Pour Abdeljalil Laroussi, ce sont les gouvernements qui sont à l’origine de la crise des inégalités, ils doivent agir de toute urgence pour y mettre fin. Le responsable de Plaidoyer et Campagne à Oxfam au Maroc appelle les États à veiller à ce que les grandes entreprises et les particuliers fortunés s’acquittent de leur juste part d’impôts, tout en investissant davantage dans les services publics et les infrastructures pour réduire la charge de travail des femmes et des filles. «Des investissements dans l’eau et l’assainissement, l’électricité, les soins aux enfants et les soins de santé permettraient de faire gagner du temps aux femmes et d’améliorer leur qualité de vie», affirme-t-il. À travers la publication de ce nouveau rapport sur les inégalités, Oxfam au Maroc souhaite à nouveau mettre en lumière les inégalités au Maroc ainsi que les normes sociales qui les alimentent et les violences dont les femmes et les filles sont les premières victimes.
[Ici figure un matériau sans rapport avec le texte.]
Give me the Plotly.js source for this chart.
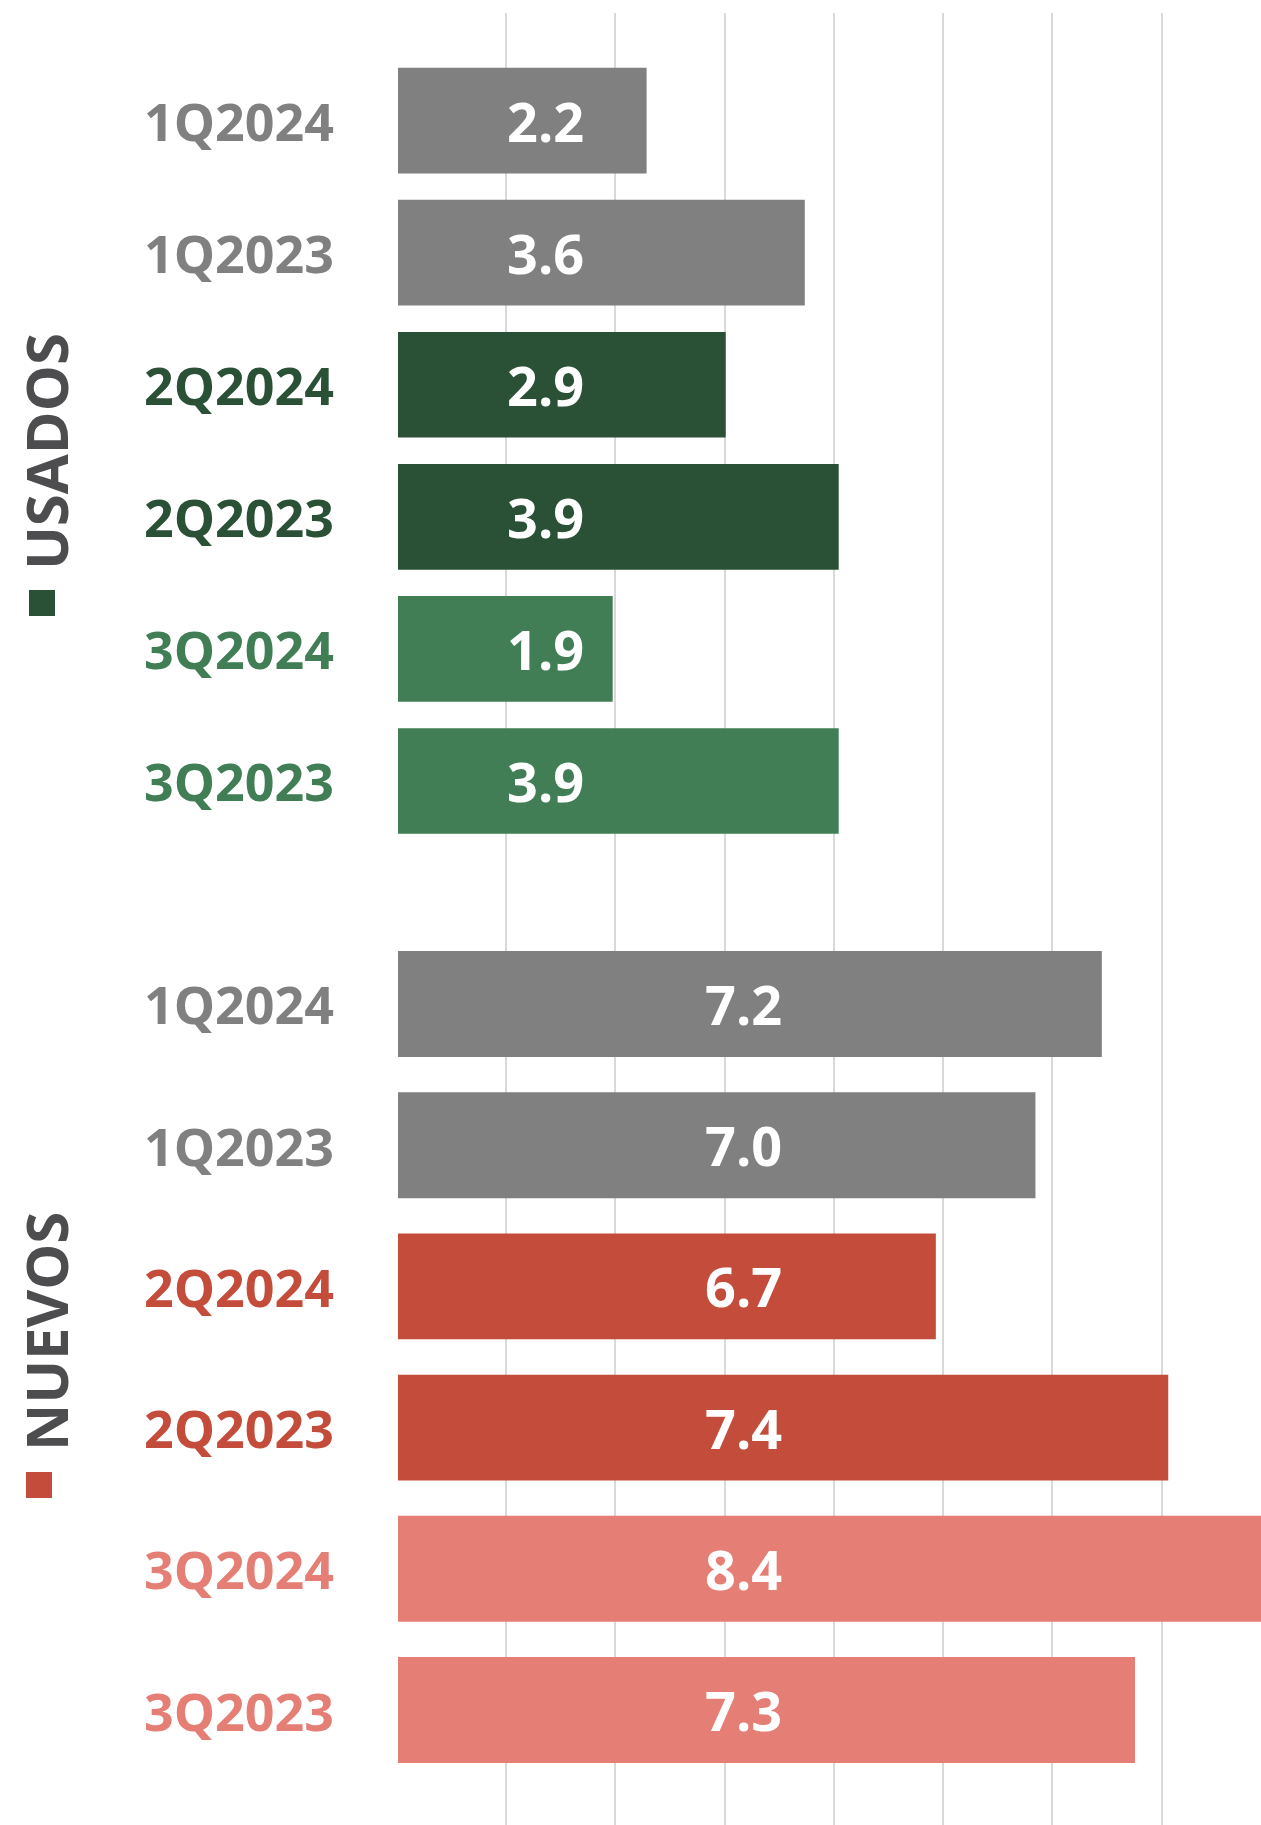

Oxfam réaffirme que seul un modèle de développement juste, égalitaire et inclusif pourrait répondre aux attentes sociales et réduire le fossé des injustices. «La lutte contre les inégalités et la pauvreté doit être au cœur de la réflexion de la commission mandatée pour la révision du modèle de développement ainsi que l’ensemble des actions de politiques publiques au Maroc et amener le gouvernement à adopter les mesures prioritaires telles que le développement d’un plan national contre les inégalités, l’adoption d’un objectif ambitieux et quantifié de réduction des inégalités à l’horizon 2030 dans le cadre des objectifs de développement durable et la production des données statistiques mises à jour régulièrement et disponibles publiquement sur la disparité des revenus et la concentration de la richesse. Oxfam appelle également à prendre des mesures urgentes et concrètes pour corriger les disparités régionales, les inégalités de genre et améliorer la gouvernance à tous les niveaux et adopter une politique fiscale juste et ferme dans la lutte contre l’évasion et la fraude fiscale qui contribue à réduire les inégalités.